### PROVIDED DATA
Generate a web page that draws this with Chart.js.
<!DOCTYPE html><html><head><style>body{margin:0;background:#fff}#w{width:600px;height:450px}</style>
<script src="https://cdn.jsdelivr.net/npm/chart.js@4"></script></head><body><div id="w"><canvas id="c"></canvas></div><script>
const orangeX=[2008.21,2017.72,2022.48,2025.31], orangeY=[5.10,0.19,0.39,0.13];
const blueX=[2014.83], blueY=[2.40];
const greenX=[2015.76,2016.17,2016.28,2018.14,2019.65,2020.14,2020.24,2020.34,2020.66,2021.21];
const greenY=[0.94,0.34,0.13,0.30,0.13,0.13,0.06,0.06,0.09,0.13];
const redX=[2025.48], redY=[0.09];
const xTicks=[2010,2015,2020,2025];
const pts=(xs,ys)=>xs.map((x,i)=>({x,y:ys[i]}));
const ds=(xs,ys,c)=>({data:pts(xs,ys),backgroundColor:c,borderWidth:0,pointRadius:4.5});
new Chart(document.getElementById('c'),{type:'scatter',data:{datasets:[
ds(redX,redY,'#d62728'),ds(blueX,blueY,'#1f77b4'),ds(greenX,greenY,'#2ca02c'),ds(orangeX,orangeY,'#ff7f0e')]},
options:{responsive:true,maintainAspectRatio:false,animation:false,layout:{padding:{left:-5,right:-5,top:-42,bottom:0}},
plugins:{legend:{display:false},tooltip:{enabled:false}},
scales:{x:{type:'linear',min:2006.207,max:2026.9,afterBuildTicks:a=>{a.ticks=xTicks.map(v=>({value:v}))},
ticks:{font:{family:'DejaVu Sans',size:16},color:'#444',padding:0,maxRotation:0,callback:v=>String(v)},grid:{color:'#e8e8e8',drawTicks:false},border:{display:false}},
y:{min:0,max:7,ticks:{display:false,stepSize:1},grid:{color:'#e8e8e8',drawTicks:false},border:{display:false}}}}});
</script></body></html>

### AIM
Faithfully transcribe the whole of the data.

### TASK SOLUTION
Generate a web page that draws this with Chart.js.
<!DOCTYPE html><html><head><style>body{margin:0;background:#fff}#w{width:600px;height:450px}</style>
<script src="https://cdn.jsdelivr.net/npm/chart.js@4"></script></head><body><div id="w"><canvas id="c"></canvas></div><script>
const orangeX=[2008.21,2017.72,2022.48,2025.31], orangeY=[5.10,0.19,0.39,0.13];
const blueX=[2014.83], blueY=[2.40];
const greenX=[2015.76,2016.17,2016.28,2018.14,2019.65,2020.14,2020.24,2020.34,2020.66,2021.21];
const greenY=[0.94,0.34,0.13,0.30,0.13,0.13,0.06,0.06,0.09,0.13];
const redX=[2025.48], redY=[0.09];
const xTicks=[2010,2015,2020,2025];
const pts=(xs,ys)=>xs.map((x,i)=>({x,y:ys[i]}));
const ds=(xs,ys,c)=>({data:pts(xs,ys),backgroundColor:c,borderWidth:0,pointRadius:4.5});
new Chart(document.getElementById('c'),{type:'scatter',data:{datasets:[
ds(redX,redY,'#d62728'),ds(blueX,blueY,'#1f77b4'),ds(greenX,greenY,'#2ca02c'),ds(orangeX,orangeY,'#ff7f0e')]},
options:{responsive:true,maintainAspectRatio:false,animation:false,layout:{padding:{left:-5,right:-5,top:-42,bottom:0}},
plugins:{legend:{display:false},tooltip:{enabled:false}},
scales:{x:{type:'linear',min:2006.207,max:2026.9,afterBuildTicks:a=>{a.ticks=xTicks.map(v=>({value:v}))},
ticks:{font:{family:'DejaVu Sans',size:16},color:'#444',padding:0,maxRotation:0,callback:v=>String(v)},grid:{color:'#e8e8e8',drawTicks:false},border:{display:false}},
y:{min:0,max:7,ticks:{display:false,stepSize:1},grid:{color:'#e8e8e8',drawTicks:false},border:{display:false}}}}});
</script></body></html>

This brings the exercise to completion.